Minha Alma Latina
Quando convencida pela eloqüência de um amigo li, nas férias de 1983, AS VEIAS ABERTAS DA AMÉRICA LATINA, do uruguaio Eduardo Galeano, mesmo um tanto chocada, um sentimento aflorou intenso. Era a consciência do pertencimento a algo maior do que a minha brasilidade: vivia na América Latina, espoliada e explorada em séculos de invasões territoriais e culturais. E mais: ser latino-americana alargava meu olhar e sentimento para além de fronteiras geográficas. Senti-me “hermana” na utopia revolucionária, nos traços culturais, na consciência da luta por justiça e dignidade.
Culturalmente, sempre me senti muito próxima, principalmente em relação à música e a uma voz, que mais que todas, teve uma importância fundamental na construção do meu ethos latino, no meu sentimento de “pertença”: a da argentina Mercedes Sosa e ouvi-la sempre me emocionou muito. “Vivimos tantas pasiones/Con el correr de los años/Somos de sangre caliente/Y de sueños postergados/Yo quiero que estemos juntos/Porque debemos cuidarnos/Quien nos lastima no sabe/Que somos todos hermanos.”
Esta semana realizei mais um dos meus sonhos: vi Mercedes cantar. Aliás, ouvi mais do que vi, pois emocionada fechava os olhos a cada música cantada. É claro que tantos anos depois a voz não é mais a mesma, Mercedes não é mais a mesma, eu não sou mais a mesma, mas o canto que representou para tantos a resistência e a luta pela liberdade está vivo em cada acorde, em cada letra escolhida.
“Volver a los diecisiete después de vivir un siglo/es como descifrar signos sin ser sabio competente,/volver a ser de repente tan frágil como un segundo/volver a sentir profundo como un niño frente a Dios/eso es lo que siento yo en este instante fecundo.” Na emoção, uma avalanche de lembranças de amigos queridos que, certamente, estariam ali conosco, mas que a ausência física entre nós impede. As minhas lágrimas não eram só de saudades, mas de certeza de eles estavam ali comigo,vibrando na mesma sintonia dos sonhos e crenças que afirmamos e partilhamos.

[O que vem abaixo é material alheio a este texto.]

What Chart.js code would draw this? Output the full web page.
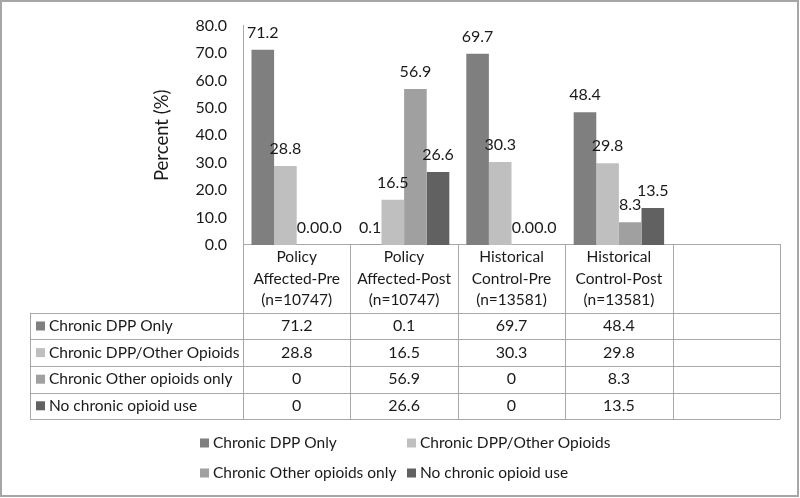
<!DOCTYPE html>
<html>
<head>
<meta charset="utf-8">
<script src="https://cdn.jsdelivr.net/npm/chart.js@4.4.1/dist/chart.umd.min.js"></script>
<style>
  html, body { margin: 0; padding: 0; background: #fff; }
  #wrap { width: 800px; height: 498px; position: relative; }
</style>
</head>
<body>
<div id="wrap"><canvas id="c" width="800" height="498"></canvas></div>
<script>
// ---- Data ----
const categoryLines = [
  ['Policy', 'Affected-Pre', '(n=10747)'],
  ['Policy', 'Affected-Post', '(n=10747)'],
  ['Historical', 'Control-Pre', '(n=13581)'],
  ['Historical', 'Control-Post', '(n=13581)'],
  []
];
const seriesNames = ['Chronic DPP Only', 'Chronic DPP/Other Opioids', 'Chronic Other opioids only', 'No chronic opioid use'];
const dppOnly    = [71.2, 0.1, 69.7, 48.4, null];
const dppOther   = [28.8, 16.5, 30.3, 29.8, null];
const otherOnly  = [0, 56.9, 0, 8.3, null];
const noChronic  = [0, 26.6, 0, 13.5, null];
const seriesColors = ['#7f7f7f', '#bfbfbf', '#a0a0a0', '#616161'];
const yTicks = [0, 10, 20, 30, 40, 50, 60, 70, 80];

const FONT = 'Lato';
const FS = 15.5;
const NUMFS = 16;
const TXT = '#1a1a1a';
const LINE = '#a8a8a8';

const seriesData = [dppOnly, dppOther, otherOnly, noChronic];

const bgPlugin = {
  id: 'bg',
  beforeDraw(chart) {
    const ctx = chart.ctx;
    ctx.save();
    ctx.fillStyle = '#fff';
    ctx.fillRect(0, 0, chart.width, chart.height);
    ctx.restore();
  }
};

const labelPlugin = {
  id: 'valLabels',
  afterDatasetsDraw(chart) {
    const ctx = chart.ctx;
    ctx.save();
    ctx.font = NUMFS + 'px ' + FONT;
    ctx.fillStyle = TXT;
    ctx.textAlign = 'center';
    ctx.textBaseline = 'middle';
    chart.data.datasets.forEach((ds, di) => {
      const meta = chart.getDatasetMeta(di);
      meta.data.forEach((el, i) => {
        const v = ds.data[i];
        if (v === null || v === undefined) return;
        ctx.fillText(v.toFixed(1), el.x, el.y - 17);
      });
    });
    ctx.restore();
  }
};

const tablePlugin = {
  id: 'dataTable',
  afterDraw(chart) {
    const ctx = chart.ctx;
    const xs = chart.scales.x;
    const area = chart.chartArea;
    const n = chart.data.labels.length;
    const cw = (area.right - area.left) / n;
    const bounds = [];
    for (let i = 0; i <= n; i++) bounds.push(area.left + i * cw);
    const axisY = area.bottom;
    const headBottom = 312.7;
    const rowH = 26.6;
    const tableLeft = 30;
    const tableBottom = headBottom + rowH * seriesNames.length;

    ctx.save();
    ctx.strokeStyle = LINE;
    ctx.lineWidth = 1;
    bounds.forEach(x => {
      ctx.beginPath();
      ctx.moveTo(Math.round(x) + 0.5, axisY);
      ctx.lineTo(Math.round(x) + 0.5, tableBottom);
      ctx.stroke();
    });
    ctx.beginPath();
    ctx.moveTo(tableLeft + 0.5, headBottom);
    ctx.lineTo(tableLeft + 0.5, tableBottom);
    ctx.stroke();
    for (let r = 0; r <= seriesNames.length; r++) {
      const y = Math.round(headBottom + r * rowH) + 0.5;
      ctx.beginPath();
      ctx.moveTo(tableLeft, y);
      ctx.lineTo(bounds[n], y);
      ctx.stroke();
    }

    ctx.font = FS + 'px ' + FONT;
    ctx.fillStyle = TXT;
    ctx.textBaseline = 'middle';
    ctx.textAlign = 'center';
    categoryLines.forEach((lines, i) => {
      const cx = xs.getPixelForValue(i);
      lines.forEach((t, k) => ctx.fillText(t, cx, 257 + k * 21.5));
    });
    seriesNames.forEach((name, r) => {
      const cy = headBottom + r * rowH + rowH / 2;
      ctx.fillStyle = seriesColors[r];
      ctx.fillRect(36, cy - 4.5, 9, 9);
      ctx.fillStyle = TXT;
      ctx.textAlign = 'left';
      ctx.font = FS + 'px ' + FONT;
      ctx.fillText(name, 49, cy);
      ctx.textAlign = 'center';
      ctx.font = NUMFS + 'px ' + FONT;
      seriesData[r].forEach((v, i) => {
        if (v === null) return;
        ctx.fillText(String(v), xs.getPixelForValue(i), cy);
      });
    });

    ctx.font = FS + 'px ' + FONT;
    const legendPos = [[200, 443], [407, 443], [200, 473], [407, 473]];
    seriesNames.forEach((name, r) => {
      const [lx, ly] = legendPos[r];
      ctx.fillStyle = seriesColors[r];
      ctx.fillRect(lx, ly - 4.5, 9, 9);
      ctx.fillStyle = TXT;
      ctx.textAlign = 'left';
      ctx.fillText(name, lx + 13, ly);
    });

    ctx.strokeStyle = '#a6a6a6';
    ctx.lineWidth = 2;
    ctx.strokeRect(1, 1, 797, 495);
    ctx.restore();
  }
};

new Chart(document.getElementById('c'), {
  type: 'bar',
  data: {
    labels: categoryLines.map(l => l.join(' ')),
    datasets: seriesNames.map((name, i) => ({
      label: name,
      data: seriesData[i],
      backgroundColor: seriesColors[i],
      borderWidth: 0,
      categoryPercentage: 0.842,
      barPercentage: 1.0
    }))
  },
  options: {
    responsive: false,
    animation: false,
    devicePixelRatio: 1,
    layout: { padding: { left: 0, right: 20, top: 20, bottom: 253 } },
    plugins: { legend: { display: false }, tooltip: { enabled: false } },
    scales: {
      x: {
        display: true,
        grid: { display: false, drawTicks: false },
        border: { display: true, color: LINE, width: 1 },
        ticks: { display: false },
        afterFit(scale) { scale.height = 0; }
      },
      y: {
        min: 0, max: 80,
        afterBuildTicks(scale) { scale.ticks = yTicks.map(v => ({ value: v })); },
        grid: { display: false, drawTicks: false },
        border: { display: true, color: LINE, width: 1 },
        ticks: {
          padding: 16,
          color: TXT,
          font: { family: FONT, size: NUMFS },
          callback: v => Number(v).toFixed(1)
        },
        title: {
          display: true,
          text: 'Percent (%)',
          color: TXT,
          font: { family: FONT, size: 18.5 },
          padding: { top: 151, bottom: 0 }
        },
        afterFit(scale) { scale.width = 243; }
      }
    }
  },
  plugins: [bgPlugin, labelPlugin, tablePlugin]
});
</script>
</body>
</html>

Mercedes foi/é testemunha viva da história de luta pela liberdade, contra os regimes totalitários, principalmente neste lado debaixo do Equador. Hoje, com 73 anos, mais de 50 anos de carreira, sua voz única passeia por canções transformadas em hinos entre seus admiradores. Sabe, como ninguém, escolher parceiros/compositores.Violeta Parra, Victor Jarra, Milton Nascimento, Fito Paes, Caetano Veloso, são alguns dos compositores escolhidos e por isso que se diz que Mercedes canta o continente.
Minha alma latina vibrou com La Negra e a beleza do seu canto, alimento do sonho pela liberdade e disposição para a luta, pois cada vez em que suas canções foi instrumento de expressão do sentir e do pensar de um povo, nosso sentimento de latinidade se fortaleceu . “Solo le pido a Dios/Que la guerra no me sea indiferente,/Es un monstruo grande y pisa fuerte/Toda la pobre inocencia de la gente.” No meu exercício cotidiano de SER, esta é uma das minhas “orações”.
“Gracias a la vida que me ha dado tanto/me dio dos luceros que cuando los abro/perfecto distingo lo negro del Blanco/y en el alto cielo su fondo estrellado/y en las multitudes el hombre que yo amo...”
Sim, agradeço. Ouvir Mercedes renova minhas esperanças e embeleza, ainda mais, minha vida.